TO BE DONE:
Each line below must be set down exactly; omit any image you find.

#### PROVIDED MATERIAL ####

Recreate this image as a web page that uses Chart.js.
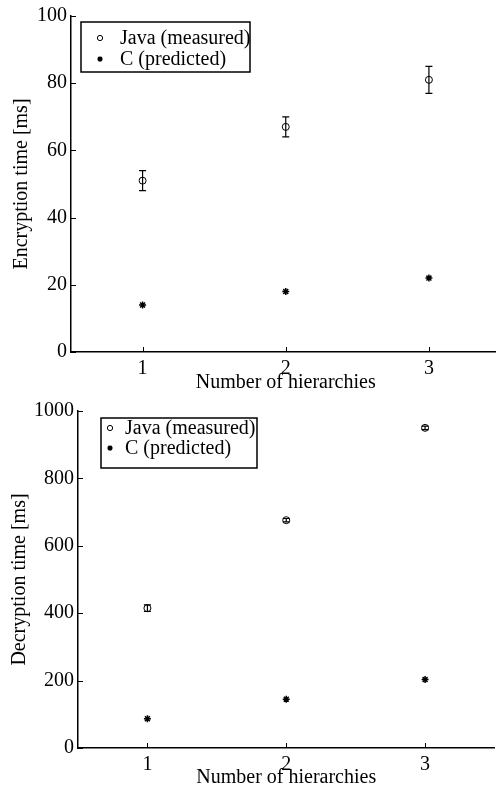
<!DOCTYPE html>
<html>
<head>
<meta charset="utf-8">
<script src="https://cdn.jsdelivr.net/npm/chart.js@4.4.1/dist/chart.umd.min.js"></script>
<style>
  html, body { margin: 0; padding: 0; background: #fff; overflow: hidden; }
  .box { position: relative; overflow: visible; }
  #top { width: 506px; height: 395px; }
  #bottom { width: 500px; height: 394px; }
</style>
</head>
<body>
<div class="box" id="top"><canvas id="encChart"></canvas></div>
<div class="box" id="bottom"><canvas id="decChart"></canvas></div>
<script>
const hierarchies = [1, 2, 3];

// encryption (ms)
const encJava = [51, 67, 81];
const encJavaErr = [3, 3, 4];
const encC = [14, 18, 22];

// decryption (ms)
const decJava = [415, 676, 950];
const decJavaErr = [10, 5, 5];
const decC = [87, 145, 203];

const seriesNames = ['Java (measured)', 'C (predicted)'];
const xTicks = [1, 2, 3];

const FONT = 'Liberation Serif, Times New Roman, serif';
const FS = 20;

function pts(vals) {
    return hierarchies.map((h, i) => ({ x: h, y: vals[i] }));
}

// error bars for the Java series, drawn through the scales
const errorBars = {
    id: 'errorBars',
    afterDatasetsDraw(chart, args, opts) {
        const c = chart.ctx;
        const xs = chart.scales.x, ys = chart.scales.y;
        const vals = opts.values, errs = opts.errors;
        c.save();
        c.strokeStyle = '#000';
        c.lineWidth = 1.2;
        vals.forEach((v, i) => {
            const px = xs.getPixelForValue(hierarchies[i]);
            const top = ys.getPixelForValue(v + errs[i]);
            const bot = ys.getPixelForValue(v - errs[i]);
            c.beginPath();
            c.moveTo(px, top); c.lineTo(px, bot);
            c.moveTo(px - 3.5, top); c.lineTo(px + 3.5, top);
            c.moveTo(px - 3.5, bot); c.lineTo(px + 3.5, bot);
            c.stroke();
        });
        c.restore();
    }
};

// inward tick marks like the matlab axes
const innerTicks = {
    id: 'innerTicks',
    afterDraw(chart) {
        const c = chart.ctx;
        const a = chart.chartArea;
        const xs = chart.scales.x, ys = chart.scales.y;
        c.save();
        c.strokeStyle = '#000';
        c.lineWidth = 1;
        xs.ticks.forEach(t => {
            const px = Math.round(xs.getPixelForValue(t.value)) + 0.5;
            c.beginPath(); c.moveTo(px, a.bottom); c.lineTo(px, a.bottom - 5); c.stroke();
        });
        ys.ticks.forEach(t => {
            const py = Math.round(ys.getPixelForValue(t.value)) + 0.5;
            c.beginPath(); c.moveTo(a.left, py); c.lineTo(a.left + 5, py); c.stroke();
        });
        c.restore();
    }
};

// boxed legend sitting inside the plot area
const boxLegend = {
    id: 'boxLegend',
    afterDraw(chart, args, o) {
        const c = chart.ctx;
        const a = chart.chartArea;
        const x = a.left + o.dx, y = a.top + o.dy;
        c.save();
        c.fillStyle = '#fff';
        c.fillRect(x, y, o.w, o.h);
        c.strokeStyle = '#000';
        c.lineWidth = 1.5;
        c.strokeRect(x, y, o.w, o.h);
        c.font = FS + 'px ' + FONT;
        c.textBaseline = 'middle';
        chart.data.datasets.forEach((ds, i) => {
            const ry = y + o.rows[i];
            c.fillStyle = ds.backgroundColor;
            c.strokeStyle = ds.borderColor;
            c.lineWidth = ds.borderWidth;
            Chart.helpers.drawPoint(c, {
                pointStyle: ds.pointStyle, radius: ds.pointRadius * 0.75,
                borderWidth: ds.borderWidth
            }, x + o.sym, ry);
            c.fillStyle = '#000';
            c.fillText(ds.label, x + o.txt, ry + 1);
        });
        c.restore();
    }
};

function makeChart(id, java, javaErr, cvals, cfg) {
    return new Chart(document.getElementById(id).getContext('2d'), {
        type: 'scatter',
        data: {
            datasets: [
                {
                    label: seriesNames[0],
                    data: pts(java),
                    pointStyle: 'circle',
                    pointRadius: 3.5,
                    borderColor: '#000',
                    backgroundColor: '#fff',
                    borderWidth: 1
                },
                {
                    label: seriesNames[1],
                    data: pts(cvals),
                    pointStyle: 'star',
                    pointRadius: 3.5,
                    borderColor: '#000',
                    backgroundColor: '#000',
                    borderWidth: 1.5
                }
            ]
        },
        plugins: [errorBars, innerTicks, boxLegend],
        options: {
            responsive: true,
            maintainAspectRatio: false,
            animation: false,
            layout: { padding: { top: cfg.padTop, right: 0, left: 0, bottom: 0 } },
            plugins: {
                legend: { display: false },
                tooltip: { enabled: false },
                errorBars: { values: java, errors: javaErr },
                boxLegend: cfg.legend
            },
            scales: {
                x: {
                    type: 'linear',
                    min: 0.5,
                    max: 3.5,
                    grid: { display: false, drawTicks: false },
                    border: { display: true, color: '#000', width: 1.5 },
                    afterBuildTicks: s => { s.ticks = xTicks.map(v => ({ value: v })); },
                    afterFit: s => { s.height = cfg.xHeight; },
                    ticks: {
                        color: '#000',
                        padding: 5,
                        font: { family: FONT, size: FS }
                    },
                    title: {
                        display: true,
                        text: 'Number of hierarchies',
                        color: '#000',
                        font: { family: FONT, size: FS, lineHeight: 1 },
                        padding: { top: 0, bottom: cfg.xTitlePad }
                    }
                },
                y: {
                    min: 0,
                    max: cfg.yMax,
                    grid: { display: false, drawTicks: false },
                    border: { display: true, color: '#000', width: 1.5 },
                    afterFit: s => { s.width = cfg.yWidth; },
                    ticks: {
                        stepSize: cfg.yStep,
                        color: '#000',
                        padding: 4,
                        font: { family: FONT, size: FS },
                        callback: v => String(v)
                    },
                    title: {
                        display: true,
                        text: cfg.yTitle,
                        color: '#000',
                        font: { family: FONT, size: FS, lineHeight: 1 },
                        padding: { top: cfg.yTitlePad, bottom: 0 }
                    }
                }
            }
        }
    });
}

makeChart('encChart', encJava, encJavaErr, encC, {
    padTop: 14, xHeight: 43, yWidth: 71, yMax: 100, yStep: 20,
    yTitle: 'Encryption time [ms]', yTitlePad: 12, xTitlePad: 2,
    legend: { dx: 10, dy: 6, w: 169, h: 50, sym: 19, txt: 39, rows: [16, 37] }
});

makeChart('decChart', decJava, decJavaErr, decC, {
    padTop: 15, xHeight: 41, yWidth: 78, yMax: 1000, yStep: 200,
    yTitle: 'Decryption time [ms]', yTitlePad: 10, xTitlePad: 1,
    legend: { dx: 23, dy: 7, w: 156, h: 50, sym: 9, txt: 24, rows: [10, 30] }
});
</script>
</body>
</html>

####

THE OUTPUT:
Recreate this image as a web page that uses Chart.js.
<!DOCTYPE html>
<html>
<head>
<meta charset="utf-8">
<script src="https://cdn.jsdelivr.net/npm/chart.js@4.4.1/dist/chart.umd.min.js"></script>
<style>
  html, body { margin: 0; padding: 0; background: #fff; overflow: hidden; }
  .box { position: relative; overflow: visible; }
  #top { width: 506px; height: 395px; }
  #bottom { width: 500px; height: 394px; }
</style>
</head>
<body>
<div class="box" id="top"><canvas id="encChart"></canvas></div>
<div class="box" id="bottom"><canvas id="decChart"></canvas></div>
<script>
const hierarchies = [1, 2, 3];

// encryption (ms)
const encJava = [51, 67, 81];
const encJavaErr = [3, 3, 4];
const encC = [14, 18, 22];

// decryption (ms)
const decJava = [415, 676, 950];
const decJavaErr = [10, 5, 5];
const decC = [87, 145, 203];

const seriesNames = ['Java (measured)', 'C (predicted)'];
const xTicks = [1, 2, 3];

const FONT = 'Liberation Serif, Times New Roman, serif';
const FS = 20;

function pts(vals) {
    return hierarchies.map((h, i) => ({ x: h, y: vals[i] }));
}

// error bars for the Java series, drawn through the scales
const errorBars = {
    id: 'errorBars',
    afterDatasetsDraw(chart, args, opts) {
        const c = chart.ctx;
        const xs = chart.scales.x, ys = chart.scales.y;
        const vals = opts.values, errs = opts.errors;
        c.save();
        c.strokeStyle = '#000';
        c.lineWidth = 1.2;
        vals.forEach((v, i) => {
            const px = xs.getPixelForValue(hierarchies[i]);
            const top = ys.getPixelForValue(v + errs[i]);
            const bot = ys.getPixelForValue(v - errs[i]);
            c.beginPath();
            c.moveTo(px, top); c.lineTo(px, bot);
            c.moveTo(px - 3.5, top); c.lineTo(px + 3.5, top);
            c.moveTo(px - 3.5, bot); c.lineTo(px + 3.5, bot);
            c.stroke();
        });
        c.restore();
    }
};

// inward tick marks like the matlab axes
const innerTicks = {
    id: 'innerTicks',
    afterDraw(chart) {
        const c = chart.ctx;
        const a = chart.chartArea;
        const xs = chart.scales.x, ys = chart.scales.y;
        c.save();
        c.strokeStyle = '#000';
        c.lineWidth = 1;
        xs.ticks.forEach(t => {
            const px = Math.round(xs.getPixelForValue(t.value)) + 0.5;
            c.beginPath(); c.moveTo(px, a.bottom); c.lineTo(px, a.bottom - 5); c.stroke();
        });
        ys.ticks.forEach(t => {
            const py = Math.round(ys.getPixelForValue(t.value)) + 0.5;
            c.beginPath(); c.moveTo(a.left, py); c.lineTo(a.left + 5, py); c.stroke();
        });
        c.restore();
    }
};

// boxed legend sitting inside the plot area
const boxLegend = {
    id: 'boxLegend',
    afterDraw(chart, args, o) {
        const c = chart.ctx;
        const a = chart.chartArea;
        const x = a.left + o.dx, y = a.top + o.dy;
        c.save();
        c.fillStyle = '#fff';
        c.fillRect(x, y, o.w, o.h);
        c.strokeStyle = '#000';
        c.lineWidth = 1.5;
        c.strokeRect(x, y, o.w, o.h);
        c.font = FS + 'px ' + FONT;
        c.textBaseline = 'middle';
        chart.data.datasets.forEach((ds, i) => {
            const ry = y + o.rows[i];
            c.fillStyle = ds.backgroundColor;
            c.strokeStyle = ds.borderColor;
            c.lineWidth = ds.borderWidth;
            Chart.helpers.drawPoint(c, {
                pointStyle: ds.pointStyle, radius: ds.pointRadius * 0.75,
                borderWidth: ds.borderWidth
            }, x + o.sym, ry);
            c.fillStyle = '#000';
            c.fillText(ds.label, x + o.txt, ry + 1);
        });
        c.restore();
    }
};

function makeChart(id, java, javaErr, cvals, cfg) {
    return new Chart(document.getElementById(id).getContext('2d'), {
        type: 'scatter',
        data: {
            datasets: [
                {
                    label: seriesNames[0],
                    data: pts(java),
                    pointStyle: 'circle',
                    pointRadius: 3.5,
                    borderColor: '#000',
                    backgroundColor: '#fff',
                    borderWidth: 1
                },
                {
                    label: seriesNames[1],
                    data: pts(cvals),
                    pointStyle: 'star',
                    pointRadius: 3.5,
                    borderColor: '#000',
                    backgroundColor: '#000',
                    borderWidth: 1.5
                }
            ]
        },
        plugins: [errorBars, innerTicks, boxLegend],
        options: {
            responsive: true,
            maintainAspectRatio: false,
            animation: false,
            layout: { padding: { top: cfg.padTop, right: 0, left: 0, bottom: 0 } },
            plugins: {
                legend: { display: false },
                tooltip: { enabled: false },
                errorBars: { values: java, errors: javaErr },
                boxLegend: cfg.legend
            },
            scales: {
                x: {
                    type: 'linear',
                    min: 0.5,
                    max: 3.5,
                    grid: { display: false, drawTicks: false },
                    border: { display: true, color: '#000', width: 1.5 },
                    afterBuildTicks: s => { s.ticks = xTicks.map(v => ({ value: v })); },
                    afterFit: s => { s.height = cfg.xHeight; },
                    ticks: {
                        color: '#000',
                        padding: 5,
                        font: { family: FONT, size: FS }
                    },
                    title: {
                        display: true,
                        text: 'Number of hierarchies',
                        color: '#000',
                        font: { family: FONT, size: FS, lineHeight: 1 },
                        padding: { top: 0, bottom: cfg.xTitlePad }
                    }
                },
                y: {
                    min: 0,
                    max: cfg.yMax,
                    grid: { display: false, drawTicks: false },
                    border: { display: true, color: '#000', width: 1.5 },
                    afterFit: s => { s.width = cfg.yWidth; },
                    ticks: {
                        stepSize: cfg.yStep,
                        color: '#000',
                        padding: 4,
                        font: { family: FONT, size: FS },
                        callback: v => String(v)
                    },
                    title: {
                        display: true,
                        text: cfg.yTitle,
                        color: '#000',
                        font: { family: FONT, size: FS, lineHeight: 1 },
                        padding: { top: cfg.yTitlePad, bottom: 0 }
                    }
                }
            }
        }
    });
}

makeChart('encChart', encJava, encJavaErr, encC, {
    padTop: 14, xHeight: 43, yWidth: 71, yMax: 100, yStep: 20,
    yTitle: 'Encryption time [ms]', yTitlePad: 12, xTitlePad: 2,
    legend: { dx: 10, dy: 6, w: 169, h: 50, sym: 19, txt: 39, rows: [16, 37] }
});

makeChart('decChart', decJava, decJavaErr, decC, {
    padTop: 15, xHeight: 41, yWidth: 78, yMax: 1000, yStep: 200,
    yTitle: 'Decryption time [ms]', yTitlePad: 10, xTitlePad: 1,
    legend: { dx: 23, dy: 7, w: 156, h: 50, sym: 9, txt: 24, rows: [10, 30] }
});
</script>
</body>
</html>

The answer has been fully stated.